That is, to put it lightly, hard to understand. AFAIK Atlanta ran just fine last year. There is a good concentration of judges there. On paper (and now in practice) much better than many of the sites that were used.
Is the point just to move them around and let everyone get a chance (sorta like how people can't just lose in this competition they have to get a participation certificate)?
It is hard to understand. The only facts that I am certain about is that Atlanta was willing and expecting to host it again after 2 years of successful judging. My best guess at the other side of events was that Nashville had been asking in the past and in order to keep things fair they moved it there. (The South location has moved around in the past: FL, NC, GA, and now TN).
I think that is fine. I know a lot of great guys that are judges in TN and they put on some great local club-sponsored comps. But, it is just tough to have one location like that and you basically wall it off to judges participating. There are a lot of judges in NC, GA, and FL that probably did not make the drive for the reasons I said before.
750 entries will push the limits of almost any city to get judges out and seat 2 quality judges per entry. A lot of locations result in using novice, non-BJCP judges, which is not necessarily bad, but sometimes I think these novices are doing the organizers a favor more than wanting to learn to judge.
First year I sent in entries to the Nationals the scoresheets were crap. The novice judges mimic the crap that the "higher ranking" judges put down. At that point I decided that I wanted to start judging so that I could criticize. Judging is not easy, but properly filling out a scoresheet should be, if it is not easy, then stop judging.

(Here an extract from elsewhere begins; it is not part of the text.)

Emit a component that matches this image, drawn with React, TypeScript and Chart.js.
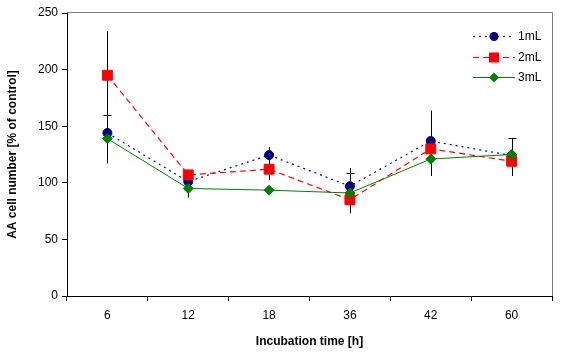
import React, { useEffect, useRef } from 'react';
import { Chart, registerables } from 'chart.js';

Chart.register(...registerables);

const categories = ['6', '12', '18', '36', '42', '60'];
const series1mL = [144, 101, 124.5, 97, 137, 124];
const series2mL = [195, 107, 112, 85, 130, 119];
const series3mL = [139, 95, 93.5, 91, 121, 125];
const err1mL = [16, 0, 7, 16, 27, 0];
const err2mL = [39, 0, 9.5, 0, 0, 13];
const err3mL = [22, 8, 0, 18, 15, 14.5];
const cap1mL = [true, false, false, false, false, false];
const cap2mL = [false, false, false, false, false, false];
const cap3mL = [false, false, false, true, false, true];
const yTicks = [0, 50, 100, 150, 200, 250];
const seriesNames = ['1mL', '2mL', '3mL'];

const FONT = "'Liberation Sans', Arial, sans-serif";
const NAVY = '#000080';
const RED = '#FF0000';
const GREEN = '#008000';
const DOT = [2, 4];
const DASH = [6, 4];

const errorSets = [
  { vals: series1mL, errs: err1mL, caps: cap1mL },
  { vals: series2mL, errs: err2mL, caps: cap2mL },
  { vals: series3mL, errs: err3mL, caps: cap3mL },
];

const framePlugin = {
  id: 'frame',
  beforeDatasetsDraw(chart: any) {
    const { ctx, chartArea } = chart;
    ctx.save();
    ctx.strokeStyle = '#808080';
    ctx.lineWidth = 1;
    ctx.beginPath();
    ctx.moveTo(chartArea.left, Math.round(chartArea.top) - 0.5);
    ctx.lineTo(Math.round(chartArea.right) + 0.5, Math.round(chartArea.top) - 0.5);
    ctx.lineTo(Math.round(chartArea.right) + 0.5, chartArea.bottom);
    ctx.stroke();
    ctx.restore();
  },
};

const errorBarPlugin = {
  id: 'errorBars',
  beforeDatasetsDraw(chart: any) {
    const { ctx } = chart;
    const x = chart.scales.x;
    const y = chart.scales.y;
    ctx.save();
    ctx.strokeStyle = '#000';
    ctx.lineWidth = 1;
    errorSets.forEach(({ vals, errs, caps }) => {
      vals.forEach((v, i) => {
        const e = errs[i];
        if (!e) return;
        const px = Math.round(x.getPixelForValue(i)) + 0.5;
        const yt = y.getPixelForValue(v + e);
        const yb = y.getPixelForValue(v - e);
        ctx.beginPath();
        ctx.moveTo(px, yt);
        ctx.lineTo(px, yb);
        ctx.stroke();
        if (caps[i]) {
          const yy = Math.round(yt) + 0.5;
          ctx.beginPath();
          ctx.moveTo(px - 4, yy);
          ctx.lineTo(px + 4, yy);
          ctx.stroke();
        }
      });
    });
    ctx.restore();
  },
};

const legendPlugin = {
  id: 'customLegend',
  afterDraw(chart: any) {
    const { ctx, chartArea } = chart;
    const x0 = chartArea.right - 79;
    const x1 = chartArea.right - 37;
    const mx = (x0 + x1) / 2;
    const rows = [
      { name: seriesNames[0], color: NAVY, dash: DOT, width: 1.2, shape: 'circle' },
      { name: seriesNames[1], color: RED, dash: DASH, width: 1.2, shape: 'square' },
      { name: seriesNames[2], color: GREEN, dash: [], width: 1, shape: 'diamond' },
    ];
    ctx.save();
    rows.forEach((r, i) => {
      const yy = Math.round(chartArea.top + 23 + i * 20.5) + 0.5;
      ctx.strokeStyle = r.color;
      ctx.lineWidth = r.width;
      ctx.setLineDash(r.dash);
      ctx.beginPath();
      ctx.moveTo(x0, yy);
      ctx.lineTo(x1, yy);
      ctx.stroke();
      ctx.setLineDash([]);
      ctx.fillStyle = r.color;
      ctx.beginPath();
      if (r.shape === 'circle') {
        ctx.arc(mx, yy, 4.5, 0, Math.PI * 2);
      } else if (r.shape === 'square') {
        ctx.rect(mx - 5, yy - 5, 10, 10);
      } else {
        ctx.moveTo(mx - 5, yy);
        ctx.lineTo(mx, yy - 5);
        ctx.lineTo(mx + 5, yy);
        ctx.lineTo(mx, yy + 5);
        ctx.closePath();
      }
      ctx.fill();
      ctx.fillStyle = '#000';
      ctx.font = `12px ${FONT}`;
      ctx.textAlign = 'left';
      ctx.textBaseline = 'middle';
      ctx.fillText(r.name, x1 + 3, yy);
    });
    ctx.restore();
  },
};

export default function App() {
  const ref = useRef<HTMLCanvasElement | null>(null);

  useEffect(() => {
    if (!ref.current) return;
    const chart = new Chart(ref.current, {
      type: 'line',
      data: {
        labels: categories,
        datasets: [
          {
            label: seriesNames[0],
            data: series1mL,
            borderColor: NAVY,
            backgroundColor: NAVY,
            borderWidth: 1.2,
            borderDash: DOT,
            pointStyle: 'circle',
            pointRadius: 4.5,
            pointBorderWidth: 1,
            tension: 0,
            order: 3,
          },
          {
            label: seriesNames[1],
            data: series2mL,
            borderColor: RED,
            backgroundColor: RED,
            borderWidth: 1.2,
            borderDash: DASH,
            pointStyle: 'rect',
            pointRadius: 7,
            pointBorderWidth: 1,
            tension: 0,
            order: 2,
          },
          {
            label: seriesNames[2],
            data: series3mL,
            borderColor: GREEN,
            backgroundColor: GREEN,
            borderWidth: 1,
            pointStyle: 'rectRot',
            pointRadius: 5,
            pointBorderWidth: 1,
            tension: 0,
            order: 1,
          },
        ],
      },
      options: {
        responsive: false,
        animation: false,
        events: [],
        layout: { padding: { top: 13, right: 14, left: 0, bottom: 0 } },
        plugins: {
          legend: { display: false },
          tooltip: { enabled: false },
        },
        scales: {
          x: {
            type: 'category',
            offset: true,
            afterFit: (s: any) => {
              s.height = 56;
            },
            grid: {
              offset: true,
              drawOnChartArea: false,
              drawTicks: true,
              tickLength: 5,
              color: '#000',
            },
            border: { color: '#000', width: 1 },
            ticks: {
              color: '#000',
              padding: 7,
              font: { family: FONT, size: 12 },
              maxRotation: 0,
            },
            title: {
              display: true,
              text: 'Incubation time [h]',
              color: '#000',
              font: { family: FONT, size: 12, weight: 'bold' },
              padding: { top: 0, bottom: 3 },
            },
          },
          y: {
            min: 0,
            max: 250,
            afterFit: (s: any) => {
              s.width = 67;
            },
            afterBuildTicks: (s: any) => {
              s.ticks = yTicks.map((v) => ({ value: v }));
            },
            grid: {
              drawOnChartArea: false,
              drawTicks: true,
              tickLength: 5,
              color: '#000',
            },
            border: { color: '#000', width: 1 },
            ticks: {
              color: '#000',
              padding: 4,
              font: { family: FONT, size: 12 },
            },
            title: {
              display: true,
              text: 'AA cell number [% of control]',
              color: '#000',
              font: { family: FONT, size: 12, weight: 'bold' },
              padding: { top: 5, bottom: 0 },
            },
          },
        },
      },
      plugins: [framePlugin, errorBarPlugin, legendPlugin],
    });
    return () => chart.destroy();
  }, []);

  return (
    <div style={{ position: 'absolute', left: 0, top: 0, width: 566, height: 352, background: '#fff' }}>
      <canvas ref={ref} width={566} height={352} />
    </div>
  );
}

Personally, at least in the south, it would make sense to split the judging sites to 2 or 3. To prevent it from becoming highly regional or a repeat of a club sponsored comp, you could split the location by categories. For example, Nashville could take cats 1-7, Atlanta 8-15, and Asheville 16-23 (or whatever, that is an example). You could even use one shipping location and have someone drive them (AHA could reimburse the gas or whatever). This way you have more quality judges and less work for those judges to do.
Or you could just have 2 locations with 400 entries each. The problem is not with cities willing to host, the problem is that
750 entries is too much.
Asking a judge to spend nearly $300 to go judge the regionals for 2 maybe 2.5 judging points is a lot.
(This should not be taken as a criticism of Nashville. It sounds like they did a good job. I am merely using it as an example as to how the system is set up to exclude a lot of judge and not guarantee success.)